- YOUR OBJECTIVE -
From the first line of the listing below, retype each line up to and including the one with "0.45, 0.475, 0.5];"; pictures stay out.

- PROVIDED RECORDS -
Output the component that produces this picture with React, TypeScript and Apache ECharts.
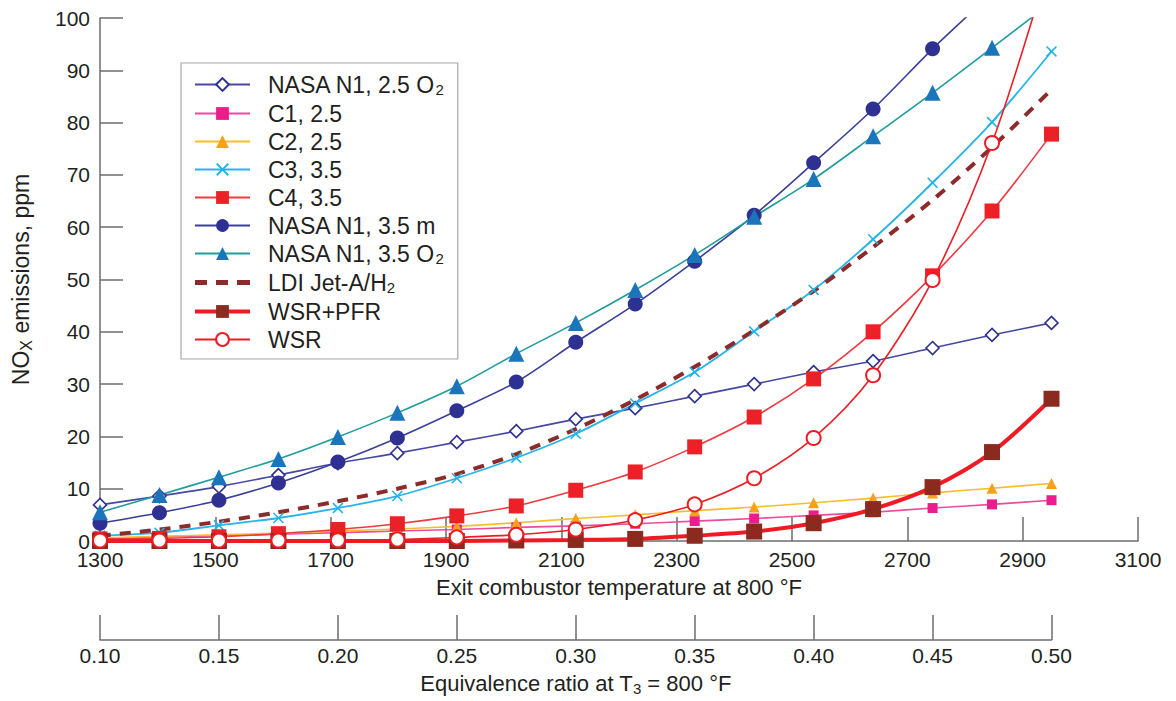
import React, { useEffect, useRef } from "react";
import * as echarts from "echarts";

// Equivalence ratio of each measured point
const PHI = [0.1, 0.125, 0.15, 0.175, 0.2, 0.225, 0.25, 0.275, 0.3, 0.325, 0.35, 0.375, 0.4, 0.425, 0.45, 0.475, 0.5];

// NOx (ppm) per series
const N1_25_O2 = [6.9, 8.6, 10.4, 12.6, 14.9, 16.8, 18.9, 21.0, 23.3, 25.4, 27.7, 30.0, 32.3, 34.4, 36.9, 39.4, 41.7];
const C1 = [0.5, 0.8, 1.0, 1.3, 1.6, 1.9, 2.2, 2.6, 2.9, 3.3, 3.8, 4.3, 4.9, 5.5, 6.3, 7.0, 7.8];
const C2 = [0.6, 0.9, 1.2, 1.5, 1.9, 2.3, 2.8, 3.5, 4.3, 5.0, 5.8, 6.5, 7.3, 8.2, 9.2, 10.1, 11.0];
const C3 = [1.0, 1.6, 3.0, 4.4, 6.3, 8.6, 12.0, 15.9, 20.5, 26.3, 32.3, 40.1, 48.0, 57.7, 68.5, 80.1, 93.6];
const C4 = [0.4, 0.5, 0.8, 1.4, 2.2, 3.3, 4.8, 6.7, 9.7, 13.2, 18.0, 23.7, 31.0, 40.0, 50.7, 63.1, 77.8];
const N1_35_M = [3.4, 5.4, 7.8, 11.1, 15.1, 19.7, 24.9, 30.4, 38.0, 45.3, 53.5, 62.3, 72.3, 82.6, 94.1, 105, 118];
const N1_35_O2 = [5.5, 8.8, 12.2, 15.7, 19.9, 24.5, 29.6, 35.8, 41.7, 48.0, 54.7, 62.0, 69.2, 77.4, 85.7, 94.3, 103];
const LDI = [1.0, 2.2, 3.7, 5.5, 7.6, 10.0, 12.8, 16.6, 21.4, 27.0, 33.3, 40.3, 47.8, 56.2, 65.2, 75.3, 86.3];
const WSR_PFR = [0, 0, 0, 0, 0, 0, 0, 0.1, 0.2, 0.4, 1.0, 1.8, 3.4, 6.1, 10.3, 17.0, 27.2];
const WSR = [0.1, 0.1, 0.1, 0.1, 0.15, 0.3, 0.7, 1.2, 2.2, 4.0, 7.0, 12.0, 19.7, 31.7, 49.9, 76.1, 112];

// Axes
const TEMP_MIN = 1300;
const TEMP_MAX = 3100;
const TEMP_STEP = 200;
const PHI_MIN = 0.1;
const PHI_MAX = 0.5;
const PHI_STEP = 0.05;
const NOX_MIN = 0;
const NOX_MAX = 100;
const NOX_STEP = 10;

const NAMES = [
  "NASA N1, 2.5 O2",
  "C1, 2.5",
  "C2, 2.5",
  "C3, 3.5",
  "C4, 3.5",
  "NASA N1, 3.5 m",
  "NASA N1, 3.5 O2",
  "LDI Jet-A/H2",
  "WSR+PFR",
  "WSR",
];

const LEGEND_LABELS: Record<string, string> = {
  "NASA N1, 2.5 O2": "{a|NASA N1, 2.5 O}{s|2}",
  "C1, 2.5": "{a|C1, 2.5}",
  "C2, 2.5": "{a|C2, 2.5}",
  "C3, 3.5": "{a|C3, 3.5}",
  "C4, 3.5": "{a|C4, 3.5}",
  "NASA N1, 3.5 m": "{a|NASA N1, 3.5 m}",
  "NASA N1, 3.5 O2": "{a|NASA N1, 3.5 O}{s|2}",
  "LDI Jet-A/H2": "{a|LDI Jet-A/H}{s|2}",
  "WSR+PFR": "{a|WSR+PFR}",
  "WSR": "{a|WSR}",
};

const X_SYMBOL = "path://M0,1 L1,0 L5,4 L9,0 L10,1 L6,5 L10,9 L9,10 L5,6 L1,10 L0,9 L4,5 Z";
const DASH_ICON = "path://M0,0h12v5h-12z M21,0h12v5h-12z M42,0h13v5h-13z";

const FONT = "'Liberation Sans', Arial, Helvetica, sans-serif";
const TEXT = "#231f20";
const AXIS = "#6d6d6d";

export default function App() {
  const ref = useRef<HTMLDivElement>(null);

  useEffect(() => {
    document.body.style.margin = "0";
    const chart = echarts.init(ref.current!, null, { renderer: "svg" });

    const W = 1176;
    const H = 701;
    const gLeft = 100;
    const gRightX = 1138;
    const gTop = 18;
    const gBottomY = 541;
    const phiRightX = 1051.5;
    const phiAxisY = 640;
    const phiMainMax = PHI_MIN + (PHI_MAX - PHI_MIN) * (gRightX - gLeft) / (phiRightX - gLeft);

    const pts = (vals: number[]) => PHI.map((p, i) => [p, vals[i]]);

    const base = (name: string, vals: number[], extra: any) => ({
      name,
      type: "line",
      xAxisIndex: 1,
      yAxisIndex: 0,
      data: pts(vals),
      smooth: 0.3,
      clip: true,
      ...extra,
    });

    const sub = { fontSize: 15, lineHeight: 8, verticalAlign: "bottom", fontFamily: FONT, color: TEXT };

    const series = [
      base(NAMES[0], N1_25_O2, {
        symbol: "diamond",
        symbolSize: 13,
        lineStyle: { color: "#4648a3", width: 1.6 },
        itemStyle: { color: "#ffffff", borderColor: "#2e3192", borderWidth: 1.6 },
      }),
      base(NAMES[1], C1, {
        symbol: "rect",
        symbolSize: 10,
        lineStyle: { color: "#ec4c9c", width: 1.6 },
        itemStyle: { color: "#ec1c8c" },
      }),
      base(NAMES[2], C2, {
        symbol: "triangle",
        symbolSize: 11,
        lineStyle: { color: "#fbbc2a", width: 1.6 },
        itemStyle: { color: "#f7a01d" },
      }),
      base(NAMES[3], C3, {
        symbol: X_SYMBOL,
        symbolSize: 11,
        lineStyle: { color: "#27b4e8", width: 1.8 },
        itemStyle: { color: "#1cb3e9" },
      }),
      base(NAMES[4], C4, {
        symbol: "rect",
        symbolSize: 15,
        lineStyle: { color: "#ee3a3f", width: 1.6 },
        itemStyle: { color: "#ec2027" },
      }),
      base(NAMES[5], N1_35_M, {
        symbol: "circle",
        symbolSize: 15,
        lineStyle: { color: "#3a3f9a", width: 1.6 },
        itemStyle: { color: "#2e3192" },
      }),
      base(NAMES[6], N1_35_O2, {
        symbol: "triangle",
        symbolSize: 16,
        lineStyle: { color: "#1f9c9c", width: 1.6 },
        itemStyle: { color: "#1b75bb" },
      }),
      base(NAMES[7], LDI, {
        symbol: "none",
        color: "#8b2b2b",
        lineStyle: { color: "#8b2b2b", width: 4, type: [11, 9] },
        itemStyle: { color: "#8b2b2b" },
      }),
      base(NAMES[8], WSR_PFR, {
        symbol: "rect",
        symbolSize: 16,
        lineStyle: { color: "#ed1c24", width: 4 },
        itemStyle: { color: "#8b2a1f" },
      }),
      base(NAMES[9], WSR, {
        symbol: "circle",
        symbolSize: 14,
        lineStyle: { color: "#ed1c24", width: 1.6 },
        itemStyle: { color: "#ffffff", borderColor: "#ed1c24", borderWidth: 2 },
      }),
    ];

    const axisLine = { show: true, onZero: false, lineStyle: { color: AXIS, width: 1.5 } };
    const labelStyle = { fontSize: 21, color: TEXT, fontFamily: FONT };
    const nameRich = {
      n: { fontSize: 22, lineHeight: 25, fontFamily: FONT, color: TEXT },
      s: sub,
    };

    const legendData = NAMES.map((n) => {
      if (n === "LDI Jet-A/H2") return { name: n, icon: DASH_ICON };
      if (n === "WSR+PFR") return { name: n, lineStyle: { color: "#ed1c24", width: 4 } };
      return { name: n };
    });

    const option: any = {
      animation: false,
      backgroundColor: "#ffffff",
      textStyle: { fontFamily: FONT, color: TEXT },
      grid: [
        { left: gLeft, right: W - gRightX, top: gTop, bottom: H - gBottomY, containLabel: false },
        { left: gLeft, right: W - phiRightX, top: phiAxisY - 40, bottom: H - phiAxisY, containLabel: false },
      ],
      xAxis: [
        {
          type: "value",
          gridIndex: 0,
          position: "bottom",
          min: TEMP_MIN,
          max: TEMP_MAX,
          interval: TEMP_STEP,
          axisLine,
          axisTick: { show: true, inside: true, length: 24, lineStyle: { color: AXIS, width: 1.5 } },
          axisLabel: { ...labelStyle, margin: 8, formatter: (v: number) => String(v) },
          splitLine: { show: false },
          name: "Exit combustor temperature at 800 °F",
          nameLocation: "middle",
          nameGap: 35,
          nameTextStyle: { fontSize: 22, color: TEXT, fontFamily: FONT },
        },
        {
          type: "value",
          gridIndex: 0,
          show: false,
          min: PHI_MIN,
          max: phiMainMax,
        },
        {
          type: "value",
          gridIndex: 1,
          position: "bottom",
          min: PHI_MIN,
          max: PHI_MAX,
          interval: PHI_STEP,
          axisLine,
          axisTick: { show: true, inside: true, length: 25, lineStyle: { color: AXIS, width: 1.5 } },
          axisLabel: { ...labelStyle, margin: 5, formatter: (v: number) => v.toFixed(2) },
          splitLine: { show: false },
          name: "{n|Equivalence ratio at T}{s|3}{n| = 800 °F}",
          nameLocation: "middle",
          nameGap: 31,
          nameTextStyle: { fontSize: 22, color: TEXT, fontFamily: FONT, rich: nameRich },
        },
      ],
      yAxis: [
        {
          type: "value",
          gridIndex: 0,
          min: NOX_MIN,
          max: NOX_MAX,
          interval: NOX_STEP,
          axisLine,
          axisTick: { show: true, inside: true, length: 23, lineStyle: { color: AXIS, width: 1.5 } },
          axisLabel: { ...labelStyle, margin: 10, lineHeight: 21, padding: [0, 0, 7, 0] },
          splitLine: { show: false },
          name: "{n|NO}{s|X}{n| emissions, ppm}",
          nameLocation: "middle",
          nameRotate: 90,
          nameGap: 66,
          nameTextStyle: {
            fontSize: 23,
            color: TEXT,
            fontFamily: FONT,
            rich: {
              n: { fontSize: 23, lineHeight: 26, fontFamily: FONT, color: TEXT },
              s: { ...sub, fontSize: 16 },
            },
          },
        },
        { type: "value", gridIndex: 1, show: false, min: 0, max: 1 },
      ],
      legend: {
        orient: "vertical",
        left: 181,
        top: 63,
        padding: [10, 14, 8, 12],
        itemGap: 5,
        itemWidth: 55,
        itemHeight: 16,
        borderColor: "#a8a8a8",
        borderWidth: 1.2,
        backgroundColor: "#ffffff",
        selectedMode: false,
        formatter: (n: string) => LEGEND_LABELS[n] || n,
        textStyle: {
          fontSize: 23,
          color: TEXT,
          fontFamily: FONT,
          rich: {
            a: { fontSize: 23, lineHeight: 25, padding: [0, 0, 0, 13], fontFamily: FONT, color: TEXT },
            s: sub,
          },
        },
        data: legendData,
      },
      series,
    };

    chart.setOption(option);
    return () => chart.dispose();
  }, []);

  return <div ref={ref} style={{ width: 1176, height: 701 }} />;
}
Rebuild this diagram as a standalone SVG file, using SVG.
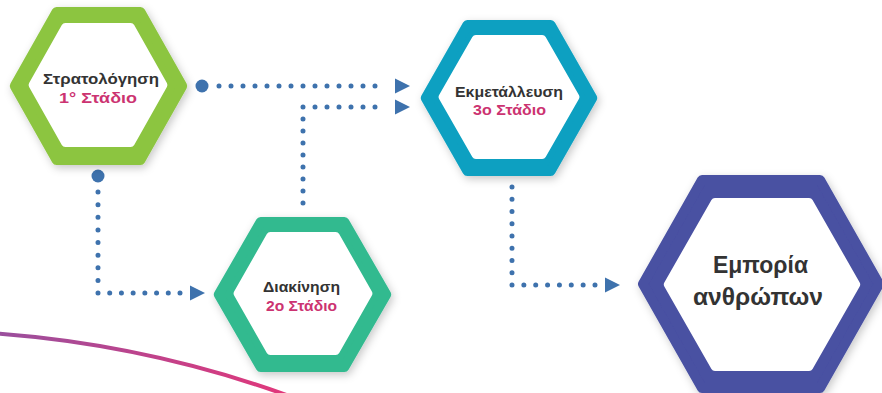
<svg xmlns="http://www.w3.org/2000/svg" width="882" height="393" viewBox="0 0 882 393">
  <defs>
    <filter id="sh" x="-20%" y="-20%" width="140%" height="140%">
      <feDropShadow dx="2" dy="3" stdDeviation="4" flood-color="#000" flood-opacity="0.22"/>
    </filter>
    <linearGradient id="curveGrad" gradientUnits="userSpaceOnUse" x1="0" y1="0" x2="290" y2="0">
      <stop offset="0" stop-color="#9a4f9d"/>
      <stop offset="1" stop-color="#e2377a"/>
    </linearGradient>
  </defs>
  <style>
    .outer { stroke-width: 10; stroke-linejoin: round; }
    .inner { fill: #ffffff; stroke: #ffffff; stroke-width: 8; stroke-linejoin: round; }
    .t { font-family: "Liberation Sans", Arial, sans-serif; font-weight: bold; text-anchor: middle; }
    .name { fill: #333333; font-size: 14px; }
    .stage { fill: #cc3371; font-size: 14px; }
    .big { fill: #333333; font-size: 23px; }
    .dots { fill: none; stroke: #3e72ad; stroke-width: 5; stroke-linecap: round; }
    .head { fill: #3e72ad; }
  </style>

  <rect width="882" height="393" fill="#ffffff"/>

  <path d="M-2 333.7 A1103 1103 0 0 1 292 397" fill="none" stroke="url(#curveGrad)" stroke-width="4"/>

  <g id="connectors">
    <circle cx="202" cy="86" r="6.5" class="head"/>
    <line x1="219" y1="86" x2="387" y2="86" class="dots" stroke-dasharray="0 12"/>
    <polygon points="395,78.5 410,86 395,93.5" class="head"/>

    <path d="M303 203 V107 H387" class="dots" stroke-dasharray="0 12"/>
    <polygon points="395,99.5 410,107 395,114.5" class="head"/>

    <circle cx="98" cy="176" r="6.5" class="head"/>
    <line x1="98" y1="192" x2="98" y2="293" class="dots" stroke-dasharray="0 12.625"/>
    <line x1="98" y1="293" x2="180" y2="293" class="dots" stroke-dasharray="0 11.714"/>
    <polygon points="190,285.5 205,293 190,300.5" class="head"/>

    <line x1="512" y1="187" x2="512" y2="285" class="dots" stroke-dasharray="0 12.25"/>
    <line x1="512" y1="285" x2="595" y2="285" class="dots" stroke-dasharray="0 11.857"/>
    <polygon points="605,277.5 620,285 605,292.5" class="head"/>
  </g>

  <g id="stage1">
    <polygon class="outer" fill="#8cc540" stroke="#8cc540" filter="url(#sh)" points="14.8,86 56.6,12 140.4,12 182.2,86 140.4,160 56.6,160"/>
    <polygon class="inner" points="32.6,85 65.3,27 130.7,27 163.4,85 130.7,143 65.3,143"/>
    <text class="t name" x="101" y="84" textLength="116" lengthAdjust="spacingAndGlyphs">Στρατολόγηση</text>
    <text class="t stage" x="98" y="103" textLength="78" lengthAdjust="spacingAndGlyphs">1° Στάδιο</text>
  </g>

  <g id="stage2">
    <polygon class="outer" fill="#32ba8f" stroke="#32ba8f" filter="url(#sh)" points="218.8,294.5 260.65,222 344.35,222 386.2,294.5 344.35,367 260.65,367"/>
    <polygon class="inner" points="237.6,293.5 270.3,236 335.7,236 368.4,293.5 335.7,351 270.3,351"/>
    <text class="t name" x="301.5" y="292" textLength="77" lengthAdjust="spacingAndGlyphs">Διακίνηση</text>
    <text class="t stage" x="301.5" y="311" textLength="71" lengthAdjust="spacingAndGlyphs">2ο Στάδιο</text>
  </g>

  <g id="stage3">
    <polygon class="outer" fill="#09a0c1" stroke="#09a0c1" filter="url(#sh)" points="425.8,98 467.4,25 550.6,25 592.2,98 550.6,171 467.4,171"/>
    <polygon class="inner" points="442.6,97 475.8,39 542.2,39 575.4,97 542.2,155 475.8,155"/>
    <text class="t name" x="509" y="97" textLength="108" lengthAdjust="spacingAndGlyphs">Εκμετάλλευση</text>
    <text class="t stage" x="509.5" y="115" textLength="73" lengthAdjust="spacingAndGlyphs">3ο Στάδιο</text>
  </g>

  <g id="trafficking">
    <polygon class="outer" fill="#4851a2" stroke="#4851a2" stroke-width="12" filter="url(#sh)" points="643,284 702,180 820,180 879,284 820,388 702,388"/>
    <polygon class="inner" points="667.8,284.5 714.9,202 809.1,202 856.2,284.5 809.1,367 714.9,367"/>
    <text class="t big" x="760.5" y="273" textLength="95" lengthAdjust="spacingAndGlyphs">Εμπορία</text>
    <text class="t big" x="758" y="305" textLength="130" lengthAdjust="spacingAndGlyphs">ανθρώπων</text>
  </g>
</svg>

- ANSWER -
Output the component that produces this picture with React, TypeScript and Apache ECharts.
import React, { useEffect, useRef } from "react";
import * as echarts from "echarts";

// Equivalence ratio of each measured point
const PHI = [0.1, 0.125, 0.15, 0.175, 0.2, 0.225, 0.25, 0.275, 0.3, 0.325, 0.35, 0.375, 0.4, 0.425, 0.45, 0.475, 0.5];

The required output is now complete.